Через три дня советник посольства Типпельскирх сообщал из Москвы в спецпоезд Риббентропа: «Сотрудники здешнего японского посольства утверждают, что пакт выгоден не только Японии, но и Оси, что он благоприятно воздействует на отношения Советского Союза с Осью и что Советский Союз готов сотрудничать с Осью. Поведение Сталина в отношении господина посла на вокзале во время отъезда Мацуока рассматривается здешним дипломатическим корпусом в таком же духе. Часто высказывается мнение, что Сталин специально воспользовался возможностью продемонстрировать свое отношение к Германии в присутствии иностранных дипломатов и представителей прессы» (25).
Немедленно по заключении пакта Коноэ заявил, что он «имеет эпохальное значение для отношений между Японией и Советским Союзом и будет значительно способствовать установлению мира во всем мире» (26).

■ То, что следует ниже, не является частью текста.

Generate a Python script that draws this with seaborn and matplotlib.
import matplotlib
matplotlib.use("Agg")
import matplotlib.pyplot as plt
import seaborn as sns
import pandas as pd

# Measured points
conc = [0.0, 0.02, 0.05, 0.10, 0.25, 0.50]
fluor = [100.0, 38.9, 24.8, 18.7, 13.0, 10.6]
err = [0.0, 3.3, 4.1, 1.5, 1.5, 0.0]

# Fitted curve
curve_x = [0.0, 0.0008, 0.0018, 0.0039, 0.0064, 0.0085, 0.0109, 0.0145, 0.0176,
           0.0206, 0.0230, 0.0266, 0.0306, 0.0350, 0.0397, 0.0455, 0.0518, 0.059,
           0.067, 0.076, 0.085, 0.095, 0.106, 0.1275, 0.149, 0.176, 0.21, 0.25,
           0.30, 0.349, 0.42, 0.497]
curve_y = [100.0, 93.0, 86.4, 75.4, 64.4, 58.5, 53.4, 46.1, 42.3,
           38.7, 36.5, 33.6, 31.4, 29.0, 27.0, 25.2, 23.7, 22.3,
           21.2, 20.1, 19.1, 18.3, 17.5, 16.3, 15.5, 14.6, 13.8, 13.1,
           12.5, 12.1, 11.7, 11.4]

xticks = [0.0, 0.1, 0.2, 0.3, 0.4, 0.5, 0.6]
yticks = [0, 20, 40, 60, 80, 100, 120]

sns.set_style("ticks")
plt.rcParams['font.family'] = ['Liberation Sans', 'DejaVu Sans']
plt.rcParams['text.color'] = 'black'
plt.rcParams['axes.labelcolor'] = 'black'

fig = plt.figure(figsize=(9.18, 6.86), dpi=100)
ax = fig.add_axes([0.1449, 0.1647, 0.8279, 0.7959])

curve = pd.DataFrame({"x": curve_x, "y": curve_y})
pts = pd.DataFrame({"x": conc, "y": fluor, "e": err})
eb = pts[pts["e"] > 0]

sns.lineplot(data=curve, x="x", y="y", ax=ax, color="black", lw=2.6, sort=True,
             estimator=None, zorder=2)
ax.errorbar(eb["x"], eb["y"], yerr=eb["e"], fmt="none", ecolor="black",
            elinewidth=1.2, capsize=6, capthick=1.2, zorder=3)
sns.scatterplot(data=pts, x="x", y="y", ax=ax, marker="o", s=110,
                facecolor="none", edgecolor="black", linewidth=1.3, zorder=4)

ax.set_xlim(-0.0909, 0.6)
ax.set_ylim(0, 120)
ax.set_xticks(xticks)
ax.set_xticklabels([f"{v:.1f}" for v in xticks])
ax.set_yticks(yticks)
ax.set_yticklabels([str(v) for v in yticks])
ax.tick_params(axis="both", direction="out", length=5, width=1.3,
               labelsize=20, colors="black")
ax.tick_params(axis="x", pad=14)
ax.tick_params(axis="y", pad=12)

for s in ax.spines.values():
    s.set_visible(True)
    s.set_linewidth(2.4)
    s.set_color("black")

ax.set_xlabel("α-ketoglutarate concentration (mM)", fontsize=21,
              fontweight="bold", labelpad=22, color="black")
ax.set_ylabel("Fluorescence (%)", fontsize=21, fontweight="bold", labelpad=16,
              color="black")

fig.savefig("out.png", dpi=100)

Японская пресса была полна если не восторгов, то энтузиазма. 10 мая Зорге сообщал, что «Генштаб и вся японская армия, в том числе генерал Умэдзу (командующий Квантунской армией. —
Зато в других странах реакция оказалась более чем нервной. В равной мере, хоть и по разным причинам, были встревожены Чан Кайши и Ван Цзинвэй, Гитлер и Рузвельт. Коноэ вспоминал: «Согласно донесениям посла Осима в Токио, Гитлер был изумлен этой новостью, а министр иностранных дел фон Риббентроп не мог скрыть своего неприятного удивления, когда говорил нашему послу о невозможности понять подлинные намерения Мацуока, заключившего договор с той самой страной, с которой Германия собирается сразиться в ближайшем будущем, о чем ему, Мацуока, было сказано совершенно определенно» (28). Англо-американская дипломатия, до последнего момента не верившая в возможность советско-японского сближения, восприняла его как еще один шаг на пути к «союзу четырех», хотя такой ход событий уже стал невозможным. Ответом стали новые санкции США и против Японии, и против СССР.